All about Websphere MQ Clustering

How WMQ Clusters work
>>Role of the CLUSRCVR channel
Every queue manager in the cluster must have a cluster receiver definition, known as a CLUSRCVR.   The CLUSRCVR is very different to a standard WMQ receiver channel as it has more fields, such as the connection name and port that you would normally find in a sender channel.  This is because the CLUSRCVR channel is also used to build the auto-defined CLUSSDR channel when the queue managers start communicating with each other.
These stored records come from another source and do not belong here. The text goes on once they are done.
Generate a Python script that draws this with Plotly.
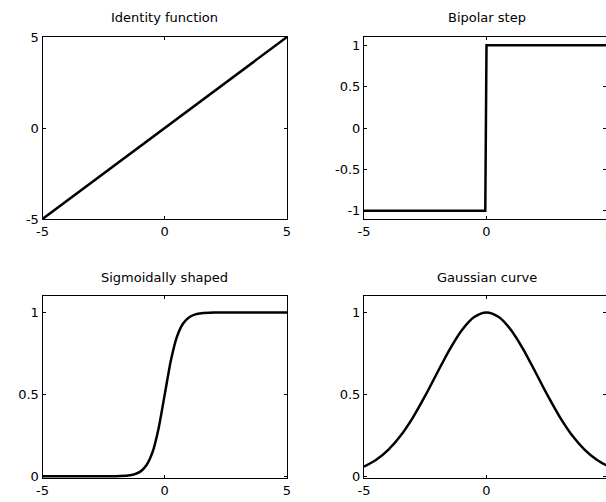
import plotly.graph_objects as go

W, H = 606, 502

# ---- data ----
identity_x = [-5, 5]
identity_y = [-5, 5]

step_x = [-5, -0.05, 0, 5]
step_y = [-1, -1, 1, 1]

sig_x = [-5, -4, -3, -2, -1.5, -1.25, -1, -0.75, -0.5, -0.25, 0,
         0.25, 0.5, 0.75, 1, 1.25, 1.5, 2, 3, 4, 5]
sig_y = [0.0, 0.0, 0.0, 0.001, 0.005, 0.012, 0.029, 0.068, 0.148, 0.294, 0.5,
         0.706, 0.852, 0.932, 0.971, 0.988, 0.995, 0.999, 1.0, 1.0, 1.0]

gauss_x = [-5, -4.5, -4, -3.5, -3, -2.5, -2, -1.5, -1, -0.5, 0,
           0.5, 1, 1.5, 2, 2.5, 3, 3.5, 4, 4.5, 5]
gauss_y = [0.059, 0.101, 0.163, 0.249, 0.36, 0.492, 0.635, 0.775, 0.893, 0.972, 1.0,
           0.972, 0.893, 0.775, 0.635, 0.492, 0.36, 0.249, 0.163, 0.101, 0.059]

titles = ["Identity function", "Bipolar step", "Sigmoidally shaped", "Gaussian curve"]
x_ticks = [-5, 0, 5]
x_ticktext = ["-5", "0", "5"]
yticks_identity = [-5, 0, 5]
yticks_step = [-1, -0.5, 0, 0.5, 1]
yticks_step_text = ["-1", "-0.5", "0", "0.5", "1"]
yticks_unit = [0, 0.5, 1]
yticks_unit_text = ["0", "0.5", "1"]

FONT = "DejaVu Sans, sans-serif"
FS = 13

fig = go.Figure()

line = dict(color="black", width=2.5)
fig.add_trace(go.Scatter(x=identity_x, y=identity_y, mode="lines", line=line, xaxis="x", yaxis="y"))
fig.add_trace(go.Scatter(x=step_x, y=step_y, mode="lines", line=line, xaxis="x2", yaxis="y2"))
fig.add_trace(go.Scatter(x=sig_x, y=sig_y, mode="lines", line=dict(color="black", width=2.5, shape="spline", smoothing=0.6), xaxis="x3", yaxis="y3"))
fig.add_trace(go.Scatter(x=gauss_x, y=gauss_y, mode="lines", line=dict(color="black", width=2.5, shape="spline", smoothing=0.8), xaxis="x4", yaxis="y4"))

# pixel boxes
left_l, left_r = 42.5, 287
right_l, right_r = 364, 606
top_t, top_b = 37, 219
bot_t, bot_b = 296, 478

def dx(a, b):
    return [a / W, b / W]

def dy(t, b):
    return [1 - b / H, 1 - t / H]

ax_common = dict(showline=True, linecolor="black", linewidth=1, mirror="ticks",
                 ticks="inside", ticklen=3, tickcolor="black", tickwidth=1,
                 showgrid=False, zeroline=False, automargin=False,
                 tickfont=dict(family=FONT, size=FS, color="black"))

# right plots: box extends to ~609 px, cut off at 606
right_xmax = 5 - (609 - 606) / ((609 - 364) / 10)

fig.update_layout(
    width=W, height=H, margin=dict(l=0, r=0, t=0, b=0, pad=0),
    paper_bgcolor="white", plot_bgcolor="white", showlegend=False,
    xaxis=dict(domain=dx(left_l, left_r), range=[-5, 5], tickvals=x_ticks, ticktext=x_ticktext, anchor="y", **ax_common),
    yaxis=dict(domain=dy(top_t, top_b), range=[-5, 5], tickvals=yticks_identity, ticktext=x_ticktext, anchor="x", **ax_common),
    xaxis2=dict(domain=dx(right_l, right_r), range=[-5, right_xmax], tickvals=x_ticks, ticktext=x_ticktext, anchor="y2", **ax_common),
    yaxis2=dict(domain=dy(top_t, top_b), range=[-1.1, 1.1], tickvals=yticks_step, ticktext=yticks_step_text, anchor="x2", **ax_common),
    xaxis3=dict(domain=dx(left_l, left_r), range=[-5, 5], tickvals=x_ticks, ticktext=x_ticktext, anchor="y3", **ax_common),
    yaxis3=dict(domain=dy(bot_t, bot_b), range=[-0.01, 1.1], tickvals=yticks_unit, ticktext=yticks_unit_text, anchor="x3", **ax_common),
    xaxis4=dict(domain=dx(right_l, right_r), range=[-5, right_xmax], tickvals=x_ticks, ticktext=x_ticktext, anchor="y4", **ax_common),
    yaxis4=dict(domain=dy(bot_t, bot_b), range=[-0.01, 1.1], tickvals=yticks_unit, ticktext=yticks_unit_text, anchor="x4", **ax_common),
)

# cut-off "5" labels at right edge of right-hand plots (tick at x = 5, just past the window)
for yb in (top_b, bot_b):
    fig.add_annotation(text="5", x=609 / W, xref="paper", y=1 - yb / H, yref="paper",
                       showarrow=False, xanchor="center", yanchor="top", yshift=-1,
                       font=dict(family=FONT, size=FS, color="black"))

# titles
title_pos = [((left_l + left_r) / 2, 18), ((364 + 609) / 2, 18),
             ((left_l + left_r) / 2, 277), ((364 + 609) / 2, 277)]
for t, (px, py) in zip(titles, title_pos):
    fig.add_annotation(text=t, x=px / W, y=1 - py / H, xref="paper", yref="paper",
                       showarrow=False, xanchor="center", yanchor="middle",
                       font=dict(family=FONT, size=FS, color="black"))

fig.write_html("out.html")
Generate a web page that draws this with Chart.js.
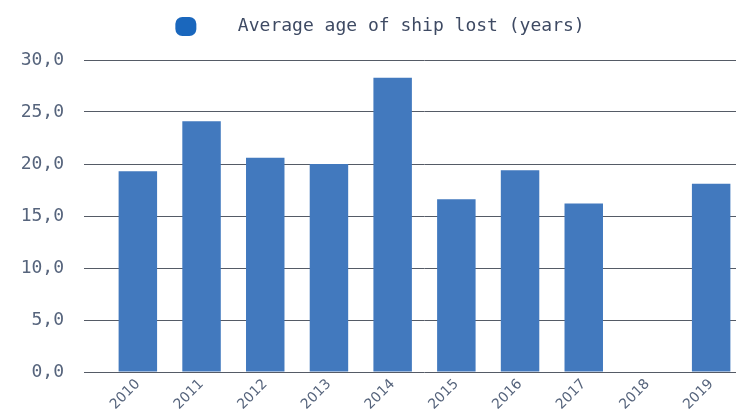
<!DOCTYPE html>
<html>
<head>
<meta charset="utf-8">
<script src="https://cdn.jsdelivr.net/npm/chart.js@4/dist/chart.umd.min.js"></script>
<style>
html, body { margin: 0; padding: 0; overflow: hidden; background: #ffffff; }
#wrap { position: absolute; left: 0; top: 0; width: 760px; height: 412px; }
</style>
</head>
<body>
<div id="wrap"><canvas id="c"></canvas></div>
<script>
const categories = ['2010', '2011', '2012', '2013', '2014', '2015', '2016', '2017', '2018', '2019'];
const averageAge = [19.3, 24.1, 20.6, 20.0, 28.3, 16.6, 19.4, 16.2, 0, 18.1];
const seriesLabel = 'Average age of ship lost (years)';
const yTicks = [0, 5, 10, 15, 20, 25, 30];

const monoFont = "'DejaVu Sans Mono', 'Liberation Mono', monospace";
const textColor = '#56647c';
const legendTextColor = '#3e4a63';
const gridColor = '#555b66';
const barColor = '#4279be';
const legendColor = '#1a67bd';

const legendMargin = {
  id: 'legendMargin',
  beforeInit(chart) {
    const fit = chart.legend.fit;
    chart.legend.fit = function () {
      fit.bind(chart.legend)();
      this.height += 14;
    };
  }
};

new Chart(document.getElementById('c'), {
  type: 'bar',
  data: {
    labels: categories,
    datasets: [{
      label: seriesLabel,
      data: averageAge,
      backgroundColor: barColor,
      borderWidth: 0,
      categoryPercentage: 0.8,
      barPercentage: 0.755
    }]
  },
  options: {
    responsive: true,
    maintainAspectRatio: false,
    animation: false,
    layout: { padding: { top: 7, right: 17, left: 17, bottom: 0 } },
    plugins: {
      tooltip: { enabled: false },
      legend: {
        display: true,
        position: 'top',
        labels: {
          boxWidth: 21,
          boxHeight: 19,
          padding: 10,
          color: legendTextColor,
          font: { family: monoFont, size: 18 },
          useBorderRadius: true,
          borderRadius: 7,
          generateLabels(chart) {
            return chart.data.datasets.map((ds, i) => ({
              text: '   ' + ds.label,
              fillStyle: legendColor,
              strokeStyle: legendColor,
              lineWidth: 0,
              borderRadius: 7,
              hidden: false,
              datasetIndex: i,
              fontColor: legendTextColor
            }));
          }
        }
      }
    },
    scales: {
      x: {
        grid: { display: false, drawTicks: false },
        border: { display: false },
        afterFit(scale) { scale.height = 40; },
        ticks: {
          color: textColor,
          font: { family: "'DejaVu Sans', sans-serif", size: 14 },
          minRotation: 45,
          maxRotation: 45,
          padding: 4
        }
      },
      y: {
        min: 0,
        max: 30,
        afterFit(scale) { scale.width = 89; },
        afterBuildTicks(scale) { scale.ticks = yTicks.map(v => ({ value: v })); },
        border: { display: false },
        grid: { color: gridColor, lineWidth: 1, tickLength: 22, drawTicks: true },
        ticks: {
          color: textColor,
          padding: 20,
          font: { family: monoFont, size: 18 },
          callback: (v) => Number(v).toFixed(1).replace('.', ',')
        }
      }
    }
  },
  plugins: [legendMargin]
});
</script>
</body>
</html>
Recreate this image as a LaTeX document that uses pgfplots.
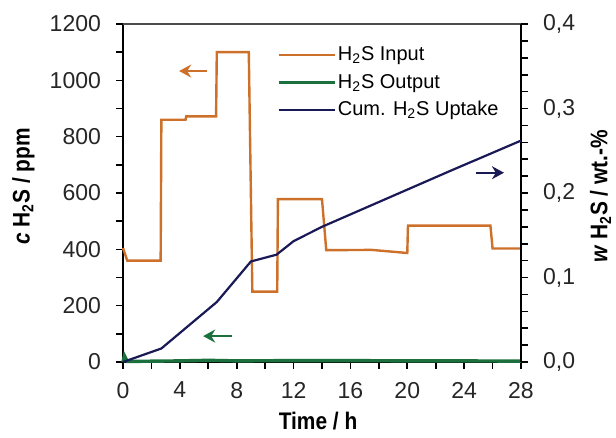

The CLUSRCVR definition advertises the queue manager within the cluster. It is used by other queue managers in the cluster to auto-define their corresponding cluster sender (CLUSSDR) channel definitions to that queue manager.  Consequently, once a connection has been established between 2 queue managers in a cluster, any changes to a CLUSSDR channel need to be made on the corresponding CLUSRCVR channel
Note: If you alter a cluster receiver channel, the changes are not immediately reflected in the corresponding automatically defined cluster sender channels. If the sender channels are running, they will not pick up the changes until the next time they restart. If the sender channels are in retry, the next time they hit a retry interval, they will pick up the changes.
>>Role of the CLUSSDR channel
The important thing to remember about CLUSSDR channels is that every queue manager must have at least one manually defined CLUSSDR and this must point to one of the full repository queue managers.   It doesn’t matter which repository queue manager it makes its initial connection with.  Once the initial connection has been made auto-defined cluster channels are defined as necessary to communicate within the cluster.
Note.  Even the manually defined cluster sender channels attributes are overwritten with information from the corresponding CLUSRCVR channel once communication has been established.  Manually defined cluster sender channels that have also been altered this way with auto definitions are shown as CLUSSDRB channels in the output of the DISPLAY CLUSQMGR(*) command. Channels that have been only been defined automatically are displayed as CLUSSDRA channels.
The manually defined CLUSSDR channels to the full repositories are used to transmit cluster information (as well as user data).  For this reason the repository queue managers must fully interconnected with a manually defined CLUSSDR channel to each of the repository queue managers in the cluster.  Under normal circumstances there should only be 2 repository queue managers in the cluster.
>>Role of the REPOSITORY queue managers.
Repository queue managers maintain a complete set of information about all of the queue managers and clustered objects within the cluster.  Partial repository queue managers build up their repositories by making enquiries to a full repository when they need to access a queue or queue manager within a cluster.  The full repository provides the partial repository with the information required to build an auto-defined cluster sender channel to the required queue manager.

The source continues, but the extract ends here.